Erdgeist

Deutschland 1922/1923 Spielfilm

Erdgeist


H. W. (= Hans Wollenberg), Lichtbild-Bühne Nr. 8, 24.2.1923


Nach seiner vorjährigen "Hintertreppe" hat sich der Intendant, des Berliner Staats-Theaters, Leopold Jessner, nun zum zweiten Male als Filmregisseur betätigt, und das Ergebnis seiner Arbeit, in den Richard-Oswald-Lichtspielen der Öffentlichkeit vorgeführt. Man muß feststellen, daß der große Könner der Bühne den Weg zum Film auch heuer noch nicht gefunden hat. Sein Werk "Erdgeist" ist eine Sünde wider den Geist des Kinematographen, der berufen ist in buntem Wechsel das Antlitz der Weit zu zeigen. Für Herrn Jessner hingegen ist: er dazu da, einige wenige Dekorationen aufzunehmen, in welche die Handlung bühnenmäßig zusammengedrängt wird. Ein völliges Mißverkennen des Filmischen, dessen Richtung dem Theaterhaften geradezu konträr läuft. Das Bühnendrama ist intensiv, der Film extensiv.
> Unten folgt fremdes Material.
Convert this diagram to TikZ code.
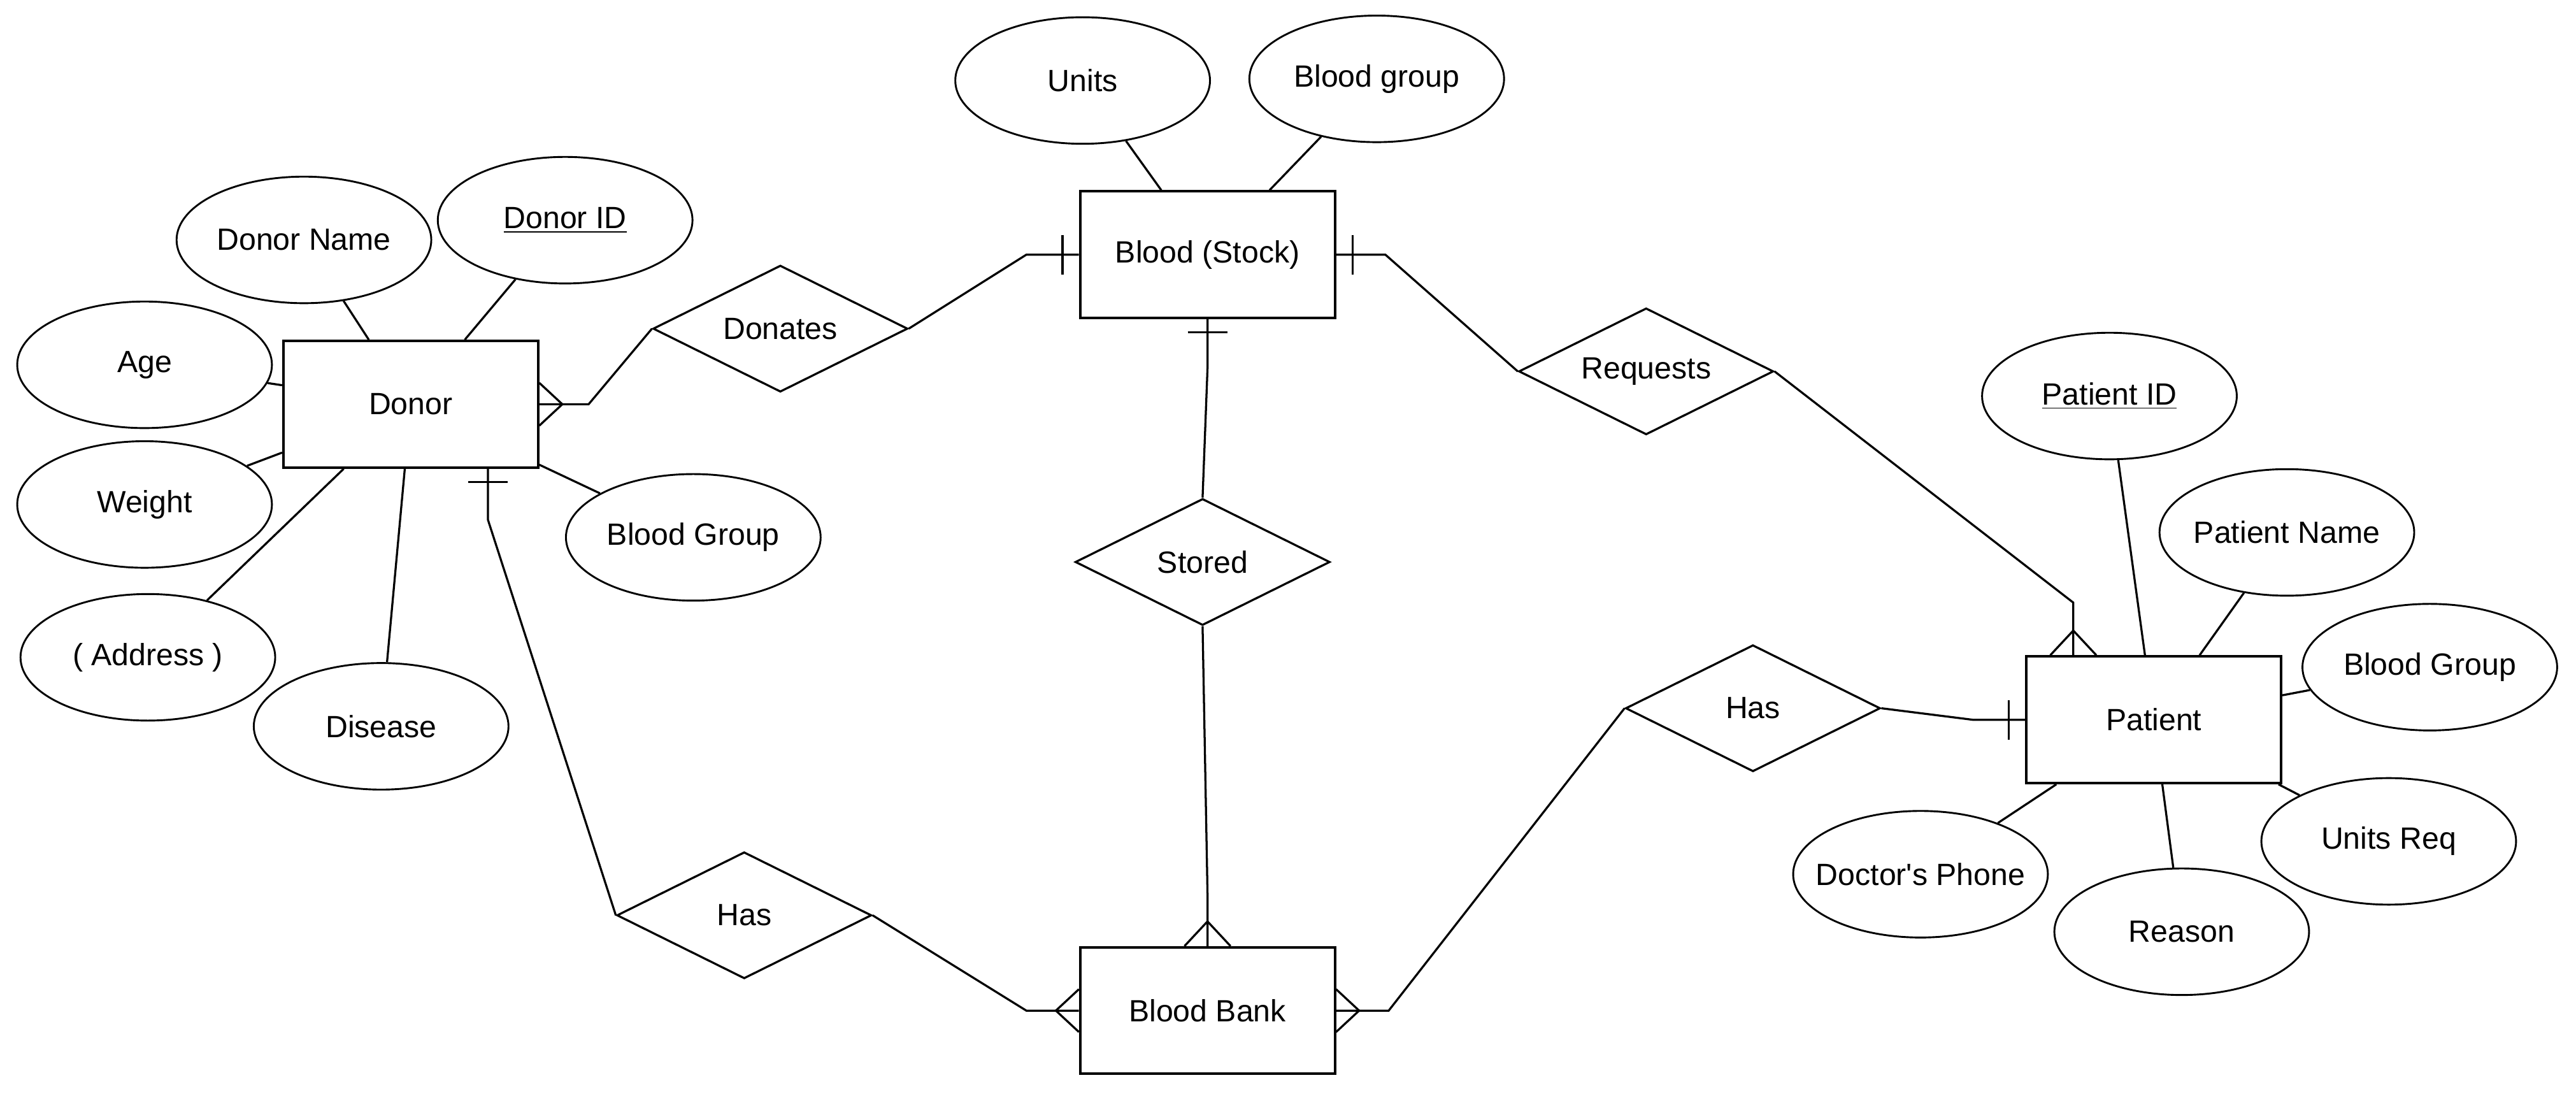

Jessner kann sich von der Vorstellungswelt des Bühnenregisseurs nicht radikal befreien und inszeniert daher Theater, bei dem er lediglich das gesprochene Wort durch allzu ausgespielte Darstellung, zahlreiche Großaufnahmen und andere Requisiten ersetzt. Und "Ersatz" taugt bekanntlich niemals viel. An diesem Gesamturteil kann sich auch dadurch nichts ändern, daß ihm gar manches eindrucksstarke Bild mit Hilfe des Architekten und des Beleuchters zu formen gelungen ist, und daß die Darstellung, an der Spitze Asta Nielsen und Albert Bassermann, ihr Bestes hergaben. Dennoch gelangte Wedekinds "Erdgeist" in Filmgestalt, auf sechs allzu lange Akte ausgewalzt, nicht zu der menschlich starken Wirkung, die ihm auf der Bühne eignet. – Eine Reminiszenz: wie wurde eines Tages der große Bühnenregisseur Jessner im "Film-Kurier" gegen den Filmautor Karl Maier ausgespielt! Sein neues Werk beweist, daß Herr Jessner als Filmregisseur dem Filmautor Maier nicht adäquat ist.